Er was een tijd dat ik er geen been in zag om flink af te zien. Heerlijk vond ik dat. Doorgaan tot je grijs zag, zwarte sneeuw voor mijn ogen danste en ik de laatste maaltijd voor de inspanning slechts met grote moeite kon binnenhouden. Ik hield er nadien dikwijls een dagenlang durende migraine aan over. Maar het was de moeite waard, vond ik toen. Het ging immers om tijd en klassering. Eerlijk gezegd had ik ook nauwelijks of geen idee waar ik liep en wat er te zien was want ik had geen oog voor de omgeving. Ik zag uitsluitend de deinende lichamen voor mij, keek waar ik er langs kon, vertrouwde op mijn eindspurt. Dat de concurrentie participeerde aan de door mij gekozen loop triggerde mij reeds zodanig, dat ik nog ergens uit de diepte van mijn ik nog een paar extra calorieën en een vat motivatie kon aanspreken die mij op de finish nog net langs zus-of-zo deden snellen. Waarna ik amechtig tegen de grond viel, de mond wijd open, nahijgend terwijl het snot voor de ogen mij belette te zien wie mij feliciteerde en wat voor tijd ik had gelopen.
Overigens gaf ik tijdens de training, toen ik nog geen trainer was, alles. Ook daar probeerde ik mijn plek, ergens vooraan, te consolideren. Als ik vervolgens na een wedstrijd of training thuis kwam, was ik geen knip voor de neus waard. Ik zat onderuit gezakt en hologig naar de tv te staren, sleepte mij reeds kort na negenen richting bed, waar ik als een blok in slaap viel.
Inmiddels is dat anders geworden. Dat houdt verband met het gegeven dat ik thans trainer ben. Zo heb ik geleerd dat trainen op maximale hardfrequente slecht is voor je gestel en dat het beduidend lagere tempo dat past bij de optimale hartfrequente uiteindelijk leidt tot gezondere atleten. Had ik dit inzicht pak ’m beet dertig jaar geleden gehad, dan had zulks tot meer loopplezier geleid.
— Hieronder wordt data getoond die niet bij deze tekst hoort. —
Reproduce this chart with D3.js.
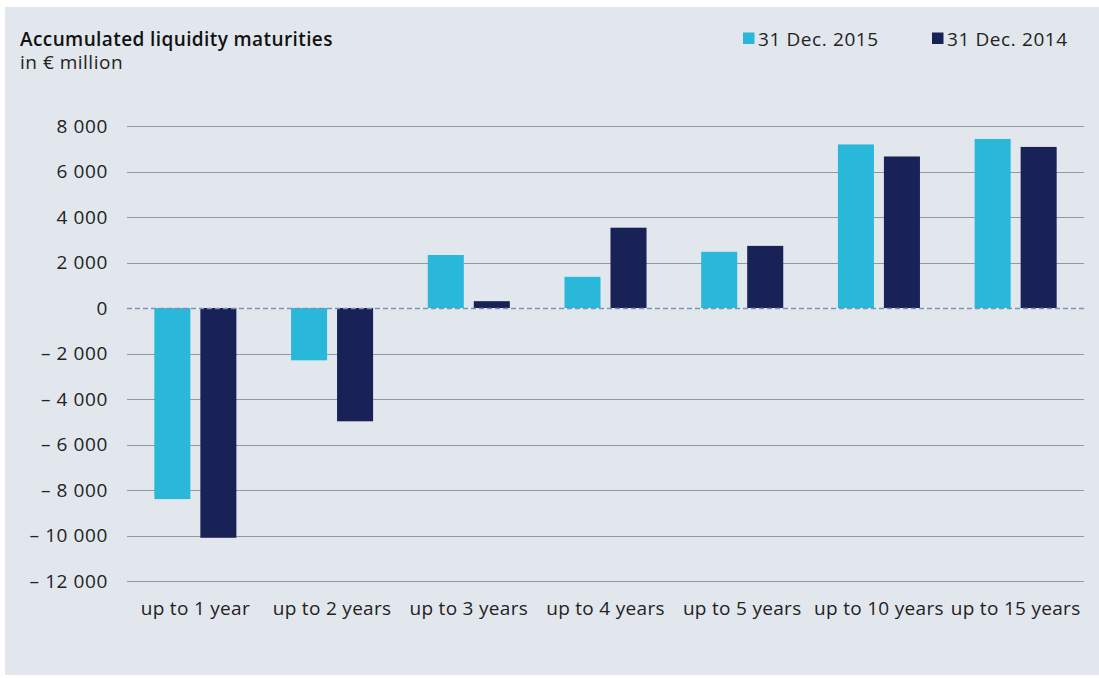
<!DOCTYPE html>
<html><head><meta charset="utf-8">
<script src="https://cdn.jsdelivr.net/npm/d3@7"></script>
<style>
html,body{margin:0;padding:0;background:#fff;}
svg{display:block;font-family:"Open Sans", sans-serif;}
</style></head>
<body>
<svg id="chart" width="1099" height="678"></svg>
<script>
const categories = ["up to 1 year","up to 2 years","up to 3 years","up to 4 years","up to 5 years","up to 10 years","up to 15 years"];
const seriesNames = ["31 Dec. 2015","31 Dec. 2014"];
const values2015 = [-8400, -2300, 2330, 1370, 2470, 7190, 7430];
const values2014 = [-10100, -4980, 300, 3530, 2730, 6660, 7080];
const yTicks = [8000,6000,4000,2000,0,-2000,-4000,-6000,-8000,-10000,-12000];
const colors = ["#29b8da","#182256"];

(function(){
const FONT = '"Open Sans", sans-serif';
const FS = 19;
const svg = d3.select("#chart");
svg.append("rect").attr("x",5).attr("y",7).attr("width",1094).attr("height",668).attr("fill","#e2e7ee");

const pLeft=127, pRight=1084, pTop=126, pBottom=581;
const y = d3.scaleLinear().domain([-12000,8000]).range([pBottom, pTop]);
const x0 = d3.scaleBand().domain(categories).range([pLeft,pRight]).padding(0);
const x1 = d3.scaleBand().domain(seriesNames).range([0,x0.bandwidth()]).paddingInner(0.217).paddingOuter(0.594);

const fmt = v => {
  const s = d3.format(",")(Math.abs(v)).replace(/,/g," ");
  return v<0 ? "\u2013 " + s : s;
};

const grid = svg.append("g");
grid.selectAll("line").data(yTicks.filter(d=>d!==0)).enter().append("line")
  .attr("x1",pLeft).attr("x2",pRight)
  .attr("y1",d=>Math.round(y(d))+0.5).attr("y2",d=>Math.round(y(d))+0.5)
  .attr("stroke","#8c9ba3").attr("stroke-width",1.2);

const yAxis = d3.axisLeft(y).tickValues(yTicks).tickFormat(fmt).tickSize(0).tickPadding(0);
const ya = svg.append("g").attr("transform",`translate(108,0)`).call(yAxis);
ya.select(".domain").remove();
ya.selectAll("text").attr("font-size",FS).attr("fill","#222").attr("font-family",FONT).attr("letter-spacing",0.6);

const data = categories.map((c,i)=>({cat:c, vals:[values2015[i], values2014[i]]}));
const groups = svg.append("g").selectAll("g").data(data).enter().append("g")
  .attr("transform",d=>`translate(${x0(d.cat)},0)`);
groups.selectAll("rect").data(d=>d.vals.map((v,j)=>({v, s:seriesNames[j], j}))).enter().append("rect")
  .attr("x",d=>x1(d.s)).attr("width",x1.bandwidth())
  .attr("y",d=>y(Math.max(0,d.v))).attr("height",d=>Math.abs(y(d.v)-y(0)))
  .attr("fill",d=>colors[d.j]);

svg.append("line").attr("x1",pLeft).attr("x2",pRight)
  .attr("y1",Math.round(y(0))+0.5).attr("y2",Math.round(y(0))+0.5)
  .attr("stroke","#7b93b6").attr("stroke-width",1.6).attr("stroke-dasharray","5,3");

const xAxis = d3.axisBottom(x0).tickSize(0).tickPadding(0);
const xa = svg.append("g").attr("transform",`translate(0,615)`).call(xAxis);
xa.select(".domain").remove();
xa.selectAll("text").attr("dy",0).attr("font-size",FS).attr("fill","#222").attr("font-family",FONT).attr("letter-spacing",0.3);

svg.append("text").attr("x",20).attr("y",45.5).text("Accumulated liquidity maturities")
  .attr("font-size",FS).attr("font-weight",600).attr("fill","#111").attr("font-family",FONT).attr("letter-spacing",0.4);
svg.append("text").attr("x",20).attr("y",69).text("in € million")
  .attr("font-size",FS).attr("fill","#222").attr("font-family",FONT).attr("letter-spacing",0.5);

const legX = [743, 932];
seriesNames.forEach((s,i)=>{
  svg.append("rect").attr("x",legX[i]).attr("y",32.5).attr("width",11.5).attr("height",11.5).attr("fill",colors[i]);
  svg.append("text").attr("x",legX[i]+15).attr("y",46).text(s).attr("font-size",FS).attr("fill","#222").attr("font-family",FONT).attr("letter-spacing",0.6);
});
})();
</script>
</body></html>
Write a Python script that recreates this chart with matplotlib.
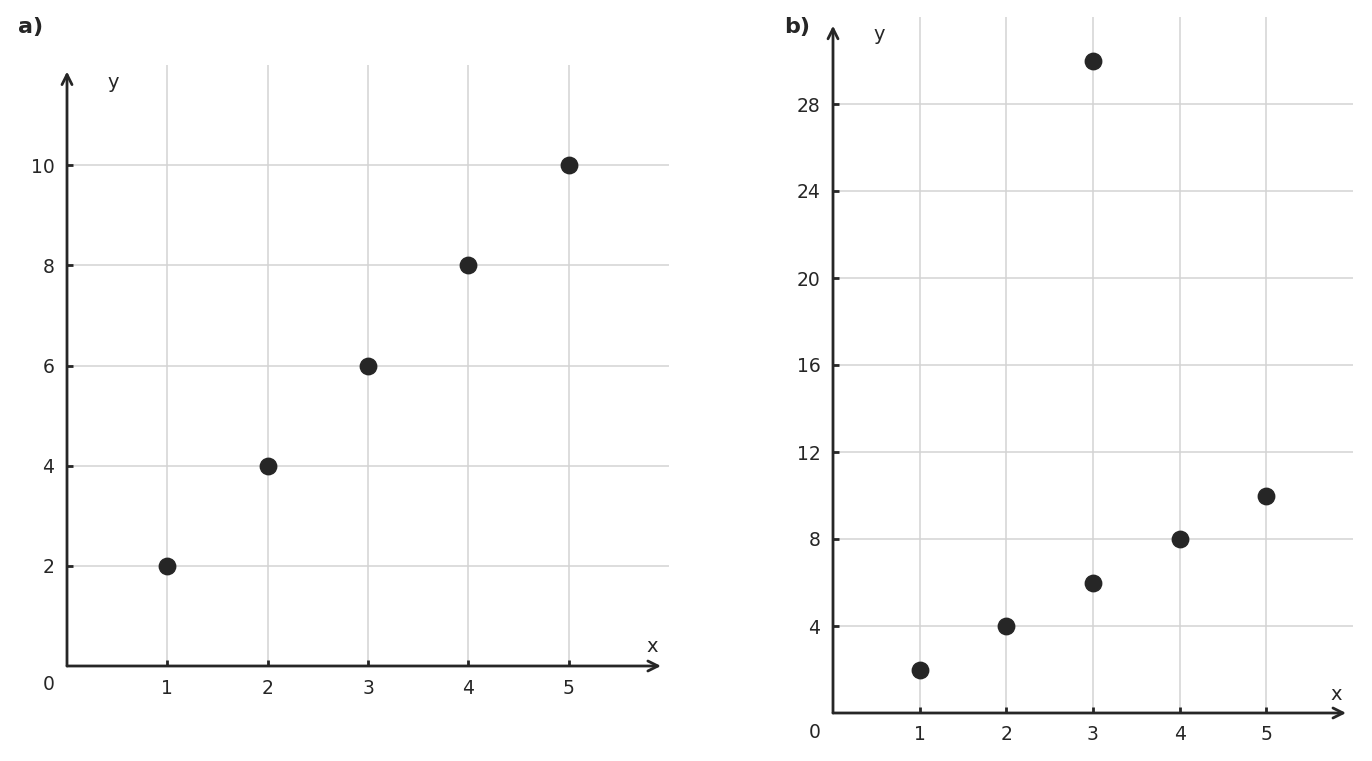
import matplotlib

matplotlib.use("Agg")

import matplotlib.pyplot as plt

x_a = [1, 2, 3, 4, 5]
y_a = [2, 4, 6, 8, 10]
x_b = [1, 2, 3, 4, 5, 3]
y_b = [2, 4, 6, 8, 10, 30]

xticks = [1, 2, 3, 4, 5]
yticks_a = [2, 4, 6, 8, 10]
yticks_b = [4, 8, 12, 16, 20, 24, 28]

DARK = "#262626"
GRID = "#d3d3d3"

fig = plt.figure(figsize=(13.72, 7.61), dpi=100)
ax_a = fig.add_axes([67 / 1372, 95 / 761, 602 / 1372, 601 / 761])
ax_b = fig.add_axes([833 / 1372, 48 / 761, 520 / 1372, 696 / 761])


def style(ax, xs, ys, yticks, ymax, arrow_y):
    ax.set_xlim(0, 6)
    ax.set_ylim(0, ymax)
    ax.set_xticks(xticks)
    ax.set_yticks(yticks)
    ax.grid(True, color=GRID, lw=1.1)
    ax.set_axisbelow(True)
    for s in ax.spines.values():
        s.set_visible(False)
    ax.tick_params(direction="in", length=4, width=2, color=DARK,
                   labelsize=13.5, labelcolor=DARK, pad=9)

    ax.scatter(xs, ys, s=140, color=DARK, zorder=3, clip_on=False)

    ax.annotate("", xy=(0, arrow_y), xytext=(0, 0),
                arrowprops=dict(arrowstyle="->", lw=2, color=DARK,
                                shrinkA=0, shrinkB=0, mutation_scale=18),
                annotation_clip=False)
    ax.annotate("", xy=(5.92, 0), xytext=(0, 0),
                arrowprops=dict(arrowstyle="->", lw=2, color=DARK,
                                shrinkA=0, shrinkB=0, mutation_scale=18),
                annotation_clip=False)

    ax.annotate("0", xy=(0, 0), xytext=(-18, -19), textcoords="offset pixels",
                ha="center", va="center", fontsize=13.5, color=DARK,
                annotation_clip=False)
    ax.annotate("x", xy=(1, 0), xycoords="axes fraction", xytext=(-17, 19),
                textcoords="offset pixels", ha="center", va="center",
                fontsize=14, color=DARK, annotation_clip=False)
    ax.annotate("y", xy=(0, 1), xycoords="axes fraction", xytext=(46, -17),
                textcoords="offset pixels", ha="center", va="center",
                fontsize=14, color=DARK, annotation_clip=False)


style(ax_a, x_a, y_a, yticks_a, 12, 11.87)
style(ax_b, x_b, y_b, yticks_b, 32, 31.6)

fig.text(31 / 1372, 1 - 27 / 761, "a)", fontsize=16, fontweight="bold",
         color=DARK, ha="center", va="center")
fig.text(797 / 1372, 1 - 27 / 761, "b)", fontsize=16, fontweight="bold",
         color=DARK, ha="center", va="center")

fig.savefig("out.png", dpi=100)
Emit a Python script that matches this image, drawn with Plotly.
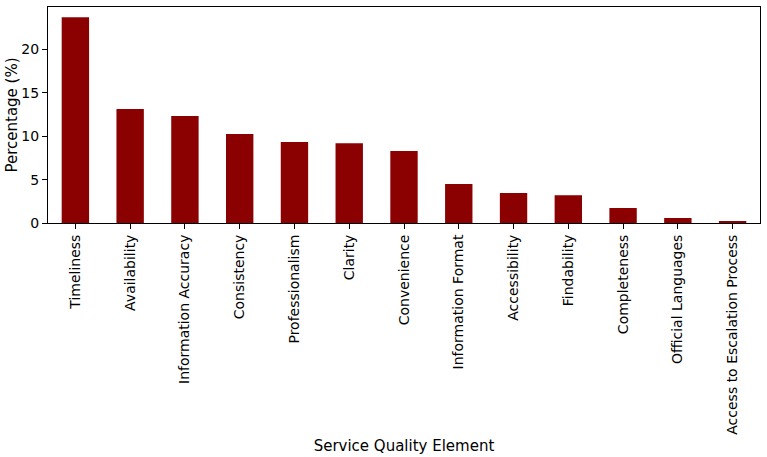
import plotly.graph_objects as go

categories = ["Timeliness", "Availability", "Information Accuracy", "Consistency",
              "Professionalism", "Clarity", "Convenience", "Information Format",
              "Accessibility", "Findability", "Completeness", "Official Languages",
              "Access to Escalation Process"]
values = [23.73, 13.13, 12.33, 10.25, 9.33, 9.2, 8.3, 4.5, 3.46, 3.2, 1.73, 0.58, 0.23]
y_ticks = [0, 5, 10, 15, 20]

fig = go.Figure(go.Bar(x=categories, y=values, marker_color="#8b0000",
                       marker_line_width=0, width=0.5))

font = dict(family="DejaVu Sans", size=14, color="black")
fig.update_layout(
    width=767, height=457,
    margin=dict(l=48, r=7, t=7, b=234),
    plot_bgcolor="white", paper_bgcolor="white",
    font=font, showlegend=False, bargap=0.5,
)
fig.update_xaxes(
    range=[-0.5, 12.5], tickangle=-90, showline=True, linecolor="black", linewidth=1,
    mirror=True, ticks="outside", ticklen=5, tickcolor="black", showgrid=False,
    title=dict(text="Service Quality Element", font=dict(size=15), standoff=6),
    tickfont=dict(size=14), automargin=False,
)
fig.update_yaxes(
    range=[0, 24.9], tickvals=y_ticks, showline=True, linecolor="black", linewidth=1,
    mirror=True, ticks="outside", ticklen=5, tickcolor="black", showgrid=False,
    zeroline=False, title=dict(text="Percentage (%)", font=dict(size=15), standoff=0),
    tickfont=dict(size=14), automargin=False,
)
fig.write_html("out.html")
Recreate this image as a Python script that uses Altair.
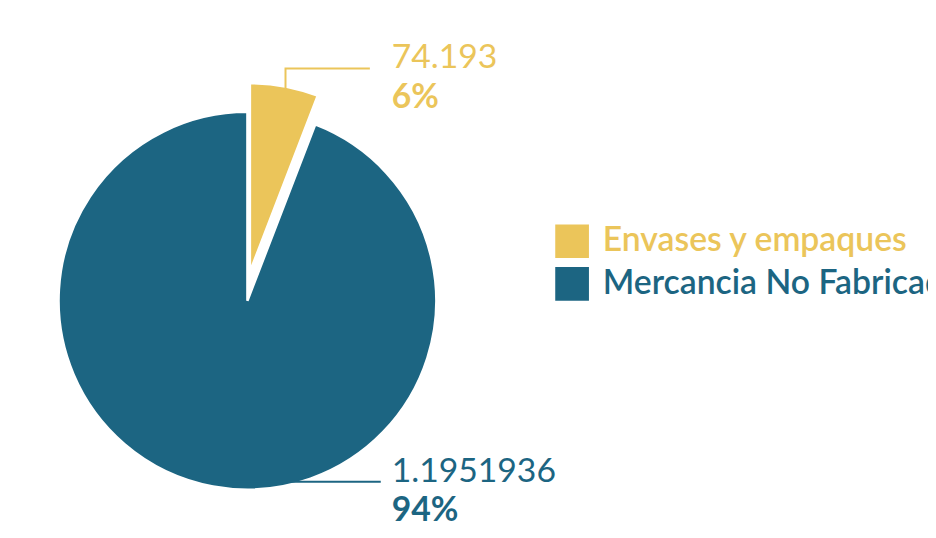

Maar nee: ik moest mij destijds zo nodig zoek lopen, conform het adagium: no pain no gain.
Thans vorm ik mijn atleten volgens die laffe looptraining-these. Zo zeg ik, dat je tijdens het lopen moet kunnen praten: wie daarvoor de asem ontbreekt gaat te diep. Dat heeft overigens ook nadelen. Er wordt tijdens mijn training zodanig veel en luid gekletst, dat ik slechts na schreeuwend gebrachte aanwijzingen tot het kwebbelende pak kan doordringen. Verder zijn mijn pupillen tijdens wedstrijden te herkennen aan een relaxte attitude waardoor zij driftig keuvelend als groep over de finish komen.
Inmiddels peins ik mij suf over de gulden middenweg. Die is er echter niet. Hard gaan tijdens de training betekent snelle tijden bij wedstrijden. Het omgekeerde is ook het geval: relaxte trainingen maken blije maar trage atleten. Zonder snot voor de ogen.